> _What is required_: Repeat the material below exactly, with no pictures.
== Dataset extract ==
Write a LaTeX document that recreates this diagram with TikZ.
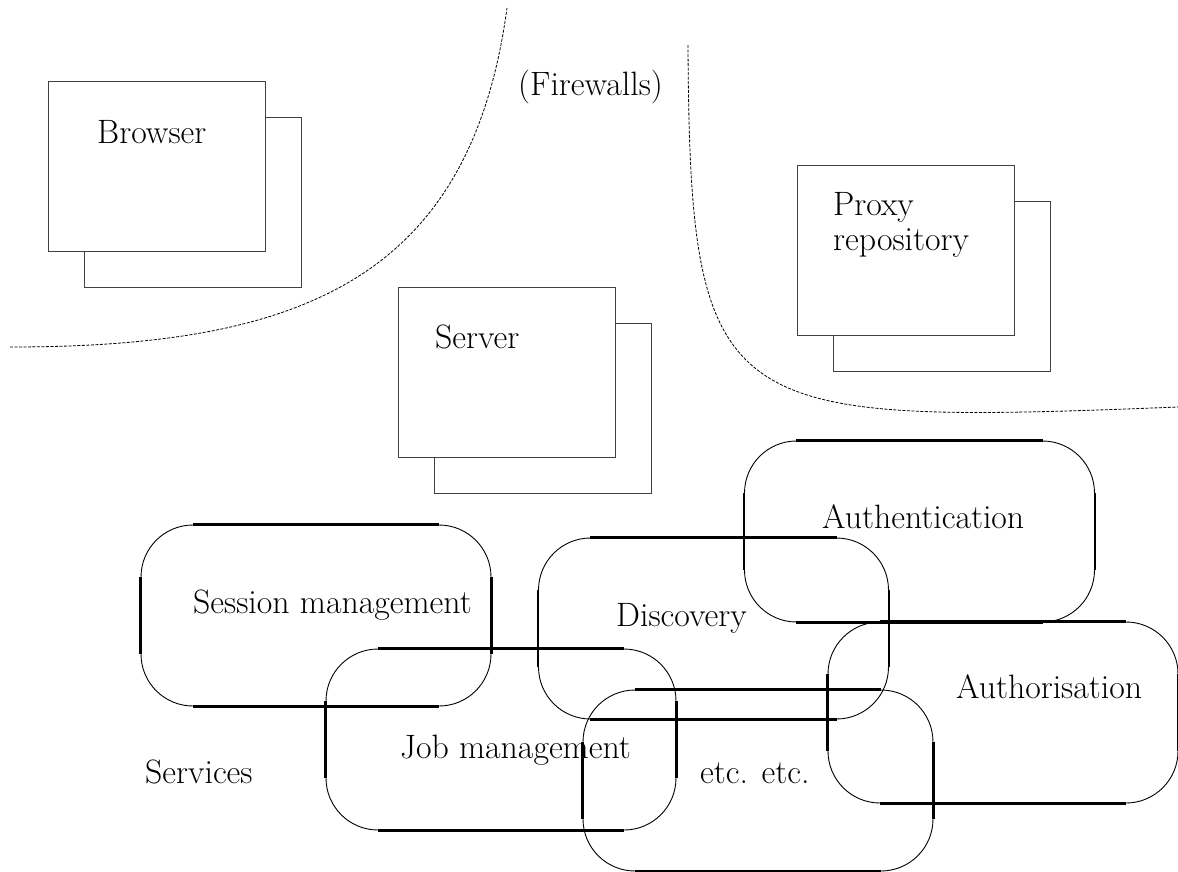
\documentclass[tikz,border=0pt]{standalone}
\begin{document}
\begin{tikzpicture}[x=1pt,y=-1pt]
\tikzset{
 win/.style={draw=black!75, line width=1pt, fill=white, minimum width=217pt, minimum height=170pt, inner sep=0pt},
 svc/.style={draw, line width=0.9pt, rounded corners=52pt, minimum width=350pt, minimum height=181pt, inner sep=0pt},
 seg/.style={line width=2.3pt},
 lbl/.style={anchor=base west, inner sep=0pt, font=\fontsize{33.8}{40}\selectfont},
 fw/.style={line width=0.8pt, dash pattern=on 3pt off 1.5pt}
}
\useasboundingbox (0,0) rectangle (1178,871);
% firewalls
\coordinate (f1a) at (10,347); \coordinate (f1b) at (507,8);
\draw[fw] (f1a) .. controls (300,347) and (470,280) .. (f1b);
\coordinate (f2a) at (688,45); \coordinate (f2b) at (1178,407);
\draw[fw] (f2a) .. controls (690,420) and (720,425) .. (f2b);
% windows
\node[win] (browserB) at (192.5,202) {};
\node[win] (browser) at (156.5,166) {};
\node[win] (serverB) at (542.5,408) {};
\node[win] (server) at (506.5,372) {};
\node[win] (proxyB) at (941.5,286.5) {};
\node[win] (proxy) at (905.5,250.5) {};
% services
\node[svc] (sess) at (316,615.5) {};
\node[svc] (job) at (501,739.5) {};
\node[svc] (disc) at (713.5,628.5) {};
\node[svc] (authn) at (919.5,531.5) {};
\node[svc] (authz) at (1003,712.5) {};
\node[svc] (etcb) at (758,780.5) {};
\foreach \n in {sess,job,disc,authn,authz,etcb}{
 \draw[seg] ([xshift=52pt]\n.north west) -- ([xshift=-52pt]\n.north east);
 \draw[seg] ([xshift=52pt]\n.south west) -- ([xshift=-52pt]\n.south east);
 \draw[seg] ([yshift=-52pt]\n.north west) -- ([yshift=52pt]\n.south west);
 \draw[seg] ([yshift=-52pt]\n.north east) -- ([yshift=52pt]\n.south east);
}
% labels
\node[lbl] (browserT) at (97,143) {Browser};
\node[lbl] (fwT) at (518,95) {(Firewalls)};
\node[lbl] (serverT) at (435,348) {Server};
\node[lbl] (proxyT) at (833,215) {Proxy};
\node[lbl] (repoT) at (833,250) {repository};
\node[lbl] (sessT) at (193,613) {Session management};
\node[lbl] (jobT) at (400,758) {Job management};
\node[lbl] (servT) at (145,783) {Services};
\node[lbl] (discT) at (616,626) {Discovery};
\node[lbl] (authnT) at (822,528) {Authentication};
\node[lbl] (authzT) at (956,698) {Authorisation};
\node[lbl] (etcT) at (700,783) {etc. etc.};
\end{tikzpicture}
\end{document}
===
> _Response_:
Write a LaTeX document that recreates this diagram with TikZ.
\documentclass[tikz,border=0pt]{standalone}
\begin{document}
\begin{tikzpicture}[x=1pt,y=-1pt]
\tikzset{
 win/.style={draw=black!75, line width=1pt, fill=white, minimum width=217pt, minimum height=170pt, inner sep=0pt},
 svc/.style={draw, line width=0.9pt, rounded corners=52pt, minimum width=350pt, minimum height=181pt, inner sep=0pt},
 seg/.style={line width=2.3pt},
 lbl/.style={anchor=base west, inner sep=0pt, font=\fontsize{33.8}{40}\selectfont},
 fw/.style={line width=0.8pt, dash pattern=on 3pt off 1.5pt}
}
\useasboundingbox (0,0) rectangle (1178,871);
% firewalls
\coordinate (f1a) at (10,347); \coordinate (f1b) at (507,8);
\draw[fw] (f1a) .. controls (300,347) and (470,280) .. (f1b);
\coordinate (f2a) at (688,45); \coordinate (f2b) at (1178,407);
\draw[fw] (f2a) .. controls (690,420) and (720,425) .. (f2b);
% windows
\node[win] (browserB) at (192.5,202) {};
\node[win] (browser) at (156.5,166) {};
\node[win] (serverB) at (542.5,408) {};
\node[win] (server) at (506.5,372) {};
\node[win] (proxyB) at (941.5,286.5) {};
\node[win] (proxy) at (905.5,250.5) {};
% services
\node[svc] (sess) at (316,615.5) {};
\node[svc] (job) at (501,739.5) {};
\node[svc] (disc) at (713.5,628.5) {};
\node[svc] (authn) at (919.5,531.5) {};
\node[svc] (authz) at (1003,712.5) {};
\node[svc] (etcb) at (758,780.5) {};
\foreach \n in {sess,job,disc,authn,authz,etcb}{
 \draw[seg] ([xshift=52pt]\n.north west) -- ([xshift=-52pt]\n.north east);
 \draw[seg] ([xshift=52pt]\n.south west) -- ([xshift=-52pt]\n.south east);
 \draw[seg] ([yshift=-52pt]\n.north west) -- ([yshift=52pt]\n.south west);
 \draw[seg] ([yshift=-52pt]\n.north east) -- ([yshift=52pt]\n.south east);
}
% labels
\node[lbl] (browserT) at (97,143) {Browser};
\node[lbl] (fwT) at (518,95) {(Firewalls)};
\node[lbl] (serverT) at (435,348) {Server};
\node[lbl] (proxyT) at (833,215) {Proxy};
\node[lbl] (repoT) at (833,250) {repository};
\node[lbl] (sessT) at (193,613) {Session management};
\node[lbl] (jobT) at (400,758) {Job management};
\node[lbl] (servT) at (145,783) {Services};
\node[lbl] (discT) at (616,626) {Discovery};
\node[lbl] (authnT) at (822,528) {Authentication};
\node[lbl] (authzT) at (956,698) {Authorisation};
\node[lbl] (etcT) at (700,783) {etc. etc.};
\end{tikzpicture}
\end{document}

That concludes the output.